Even unsuccessful 'conversion therapy' isn't harmful
A leading psychology journal, Frontiers in Psychology has published a new study demonstrating that even when they don't have the desired effect, sexual orientation change efforts (SOCE) do not cause harm.
The peer-reviewed paper by Paul Sullins compares US adults who have experienced some form of SOCE with those who haven't. It finds that the two groups were indistinguishable on measures of psychological and behavioural harm – even though the SOCE group had experienced higher lifetime and current minority stress.
The study throws further doubts on the conclusions of the research used by the UK government to justify its proposed ban on conversion therapy. The study concludes that "concerns to restrict or ban SOCE due to elevated harm are unfounded".
Sullins, who is Research Associate Professor at the Catholic University of America, commented: "It would be a perverse policy indeed, for example, for heart surgery to be discouraged or even banned because those undergoing it experienced higher rates of cardiac dysfunction than the general population before the surgery."
The new study is not the first to counter claims that 'conversion therapy' or sexual orientation change efforts cause harm.
The UK government's research refers to a study (Blosnich and others, 2020) to suggest that SOCE is likely to cause harm: "Within these studies, exposure to sexual orientation change efforts is consistently linked to higher likelihood of suicidal thoughts and suicide attempts compared with LGB people who have not had conversion therapy."
Yet a re-analysis, also by Paul Sullins, demonstrates that the data from the same study actually suggests that undergoing SOCE reduces suicide risk.
His study found that: "Experiencing SOCE therapy does not encourage higher suicidality, as they claim; rather, experiencing higher suicidality appears to encourage recourse to SOCE, which in turn strongly reduces suicidality, particularly initial suicide attempts. Restrictions on SOCE deprive sexual minorities of an important resource for reducing suicidality, putting them at substantially increased suicide risk."
In other words, people who feel greater anguish about unwanted same-sex attraction are those who seek out help for those feelings. This shouldn't be surprising. The help they receive – in general – reduces their suicidal feelings.
Perversely, this group's general suffering is being used by the UK government and others to ban the very help some of them benefitted from.
And Sullins' latest study adds to this by showing that even those who don't experience the change in feelings that they were hoping for are not harmed by SOCE.

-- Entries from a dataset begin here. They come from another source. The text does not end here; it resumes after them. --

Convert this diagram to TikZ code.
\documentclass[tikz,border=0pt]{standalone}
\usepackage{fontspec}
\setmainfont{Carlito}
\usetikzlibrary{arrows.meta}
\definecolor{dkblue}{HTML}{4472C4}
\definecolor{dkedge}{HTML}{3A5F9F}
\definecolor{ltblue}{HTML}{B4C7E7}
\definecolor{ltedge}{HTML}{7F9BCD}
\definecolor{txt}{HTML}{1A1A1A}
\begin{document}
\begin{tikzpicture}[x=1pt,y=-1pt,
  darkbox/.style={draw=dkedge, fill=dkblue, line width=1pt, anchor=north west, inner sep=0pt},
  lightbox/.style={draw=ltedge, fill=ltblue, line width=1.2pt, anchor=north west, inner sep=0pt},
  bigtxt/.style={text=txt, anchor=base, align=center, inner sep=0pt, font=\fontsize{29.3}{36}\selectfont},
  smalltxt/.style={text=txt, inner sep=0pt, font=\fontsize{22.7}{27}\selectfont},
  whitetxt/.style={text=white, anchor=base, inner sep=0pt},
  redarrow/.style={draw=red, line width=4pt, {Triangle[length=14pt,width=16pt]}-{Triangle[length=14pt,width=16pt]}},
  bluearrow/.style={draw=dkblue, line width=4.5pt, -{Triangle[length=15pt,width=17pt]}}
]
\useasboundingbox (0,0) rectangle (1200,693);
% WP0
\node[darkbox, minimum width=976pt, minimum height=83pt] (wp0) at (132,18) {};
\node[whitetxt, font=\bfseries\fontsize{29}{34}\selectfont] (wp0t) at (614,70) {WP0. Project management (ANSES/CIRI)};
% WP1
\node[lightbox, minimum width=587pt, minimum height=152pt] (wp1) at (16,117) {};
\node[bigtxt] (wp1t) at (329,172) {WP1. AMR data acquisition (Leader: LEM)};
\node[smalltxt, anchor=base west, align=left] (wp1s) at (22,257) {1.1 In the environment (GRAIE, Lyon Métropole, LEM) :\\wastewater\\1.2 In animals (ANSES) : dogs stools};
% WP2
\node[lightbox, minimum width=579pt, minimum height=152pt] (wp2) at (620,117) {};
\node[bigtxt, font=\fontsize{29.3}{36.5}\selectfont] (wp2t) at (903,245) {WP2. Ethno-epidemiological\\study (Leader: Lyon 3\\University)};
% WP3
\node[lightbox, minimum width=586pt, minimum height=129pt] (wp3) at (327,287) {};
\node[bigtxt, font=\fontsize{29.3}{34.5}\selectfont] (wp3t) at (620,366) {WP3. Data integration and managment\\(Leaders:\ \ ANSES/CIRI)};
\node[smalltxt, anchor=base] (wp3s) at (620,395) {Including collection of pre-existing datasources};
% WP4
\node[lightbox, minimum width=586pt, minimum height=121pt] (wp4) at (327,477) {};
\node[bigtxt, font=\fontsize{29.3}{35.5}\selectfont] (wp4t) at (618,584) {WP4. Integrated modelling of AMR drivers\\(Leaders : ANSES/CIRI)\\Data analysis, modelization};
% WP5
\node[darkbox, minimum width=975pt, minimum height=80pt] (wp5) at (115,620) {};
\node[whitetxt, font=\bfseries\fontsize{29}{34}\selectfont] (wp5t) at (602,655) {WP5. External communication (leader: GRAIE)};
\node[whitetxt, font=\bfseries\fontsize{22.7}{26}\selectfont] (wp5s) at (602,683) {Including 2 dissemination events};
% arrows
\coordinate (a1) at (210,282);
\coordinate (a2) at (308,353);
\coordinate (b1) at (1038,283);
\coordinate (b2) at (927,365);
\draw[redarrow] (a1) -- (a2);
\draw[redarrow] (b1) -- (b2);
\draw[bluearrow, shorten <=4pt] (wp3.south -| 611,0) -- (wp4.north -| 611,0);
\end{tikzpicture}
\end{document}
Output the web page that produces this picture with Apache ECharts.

The science supports ethical talking therapy
Sullins' research is one of the reasons Christian Concern supported an IFTCC conference back in November, called 'Is the Government Ban on "Conversion Therapy" Safe?'
The sessions and materials – freely available on the conference website – go into great detail to show that change is possible and that seeking change is not harmful.
For example, Paul Sullins himself explained some of his research:
It's important to understand that the research on SOCE quoted by the government covers many different types of counselling as well as motivations. Some of the studies refer to specific therapeutic approaches – in many cases they cover anything from genuinely discredited practices to Christian prayer. In these latter cases, 'conversion therapy' is in the eye of the beholder.
They also include studies on SOCE that are religiously motivated (whether Christian or not) and/or where the support itself is explicitly Christian.
It's no good for Christians to protect the kind of support a typical pastor might give to someone experiencing unwanted feelings, but side-line therapy as if it is some kind of quackery. The studies being cited by governments and anti-conversion therapy campaigners (unjustly) write prayer and Biblical counselling off just as much as more secular approaches. And they want both banned.
Nor is it appropriate for Christians to write off therapy as if it is automatically sub-Christian. For sure, some therapeutic approaches to any personality or mental health condition in some way oppose Christian teaching. And any Christian who ignores the promises of God and his work in their life when they try to deal with these kinds of difficulties is wasting their best tool!
Nevertheless, sometimes discoveries are made outside God's people that can give us wisdom or help us support one another better. Christians don't need to treat with deep suspicion everything called 'therapy'.
Government ban politically motivated
The government has repeatedly promised it would ban 'conversion therapy', which ministers across recent years have described as 'abhorrent'. The problem for them is, nothing abhorrent is actually going on, and nothing genuinely harmful is currently legal.
Researchers have essentially been asked by the government to find the evidence needed to support some kind of ban, or restrictions, on talking therapy. If they did a proper job, they'd conclude that there's simply no justification for a ban. But this would put the government in trouble, given its multiple promises of a ban.
To reverse the policy would require courage. The LGBT campaigners striving for a ban are cunning and have privileged access to media; any further delays to a law would lead to another round of publicity suggesting that the Conservative Party is homophobic and transphobic.
But if our leaders and our nation care about truth, we'll stop pursuing a conversion therapy ban that would harm the people it's meant to help.